◆ **AIM OF THE TASK**
Only the lines from the first one through the line with "ax = fig.add_axes([0, 0, 1, 1])" should be printed, exactly as they appear.

◆ **DATA FOR THIS TASK**
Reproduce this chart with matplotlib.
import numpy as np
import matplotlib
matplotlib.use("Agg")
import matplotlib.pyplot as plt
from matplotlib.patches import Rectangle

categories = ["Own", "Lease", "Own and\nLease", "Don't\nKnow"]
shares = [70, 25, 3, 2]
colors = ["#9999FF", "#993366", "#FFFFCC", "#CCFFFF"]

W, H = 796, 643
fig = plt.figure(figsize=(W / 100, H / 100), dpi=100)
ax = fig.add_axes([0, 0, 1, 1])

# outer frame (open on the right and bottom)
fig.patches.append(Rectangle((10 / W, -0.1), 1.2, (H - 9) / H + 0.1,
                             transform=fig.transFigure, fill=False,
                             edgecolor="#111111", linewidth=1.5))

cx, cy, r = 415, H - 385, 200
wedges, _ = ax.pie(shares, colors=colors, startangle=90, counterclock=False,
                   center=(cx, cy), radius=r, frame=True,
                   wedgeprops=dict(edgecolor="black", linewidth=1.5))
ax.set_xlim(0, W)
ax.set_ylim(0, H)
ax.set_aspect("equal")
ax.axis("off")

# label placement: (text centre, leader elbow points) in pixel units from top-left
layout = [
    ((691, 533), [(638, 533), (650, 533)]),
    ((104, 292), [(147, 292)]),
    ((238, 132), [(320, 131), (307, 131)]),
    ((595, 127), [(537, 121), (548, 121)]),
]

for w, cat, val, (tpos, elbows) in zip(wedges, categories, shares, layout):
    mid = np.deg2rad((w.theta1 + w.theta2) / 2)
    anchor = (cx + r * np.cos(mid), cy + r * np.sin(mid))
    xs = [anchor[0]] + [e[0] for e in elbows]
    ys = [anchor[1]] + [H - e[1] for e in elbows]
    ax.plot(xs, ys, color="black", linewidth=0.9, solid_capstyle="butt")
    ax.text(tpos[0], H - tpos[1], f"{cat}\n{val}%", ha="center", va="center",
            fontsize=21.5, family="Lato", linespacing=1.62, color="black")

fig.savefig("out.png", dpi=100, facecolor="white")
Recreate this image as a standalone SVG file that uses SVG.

◆ **ANSWER TO THIS PROBLEM**
Reproduce this chart with matplotlib.
import numpy as np
import matplotlib
matplotlib.use("Agg")
import matplotlib.pyplot as plt
from matplotlib.patches import Rectangle

categories = ["Own", "Lease", "Own and\nLease", "Don't\nKnow"]
shares = [70, 25, 3, 2]
colors = ["#9999FF", "#993366", "#FFFFCC", "#CCFFFF"]

W, H = 796, 643
fig = plt.figure(figsize=(W / 100, H / 100), dpi=100)
ax = fig.add_axes([0, 0, 1, 1])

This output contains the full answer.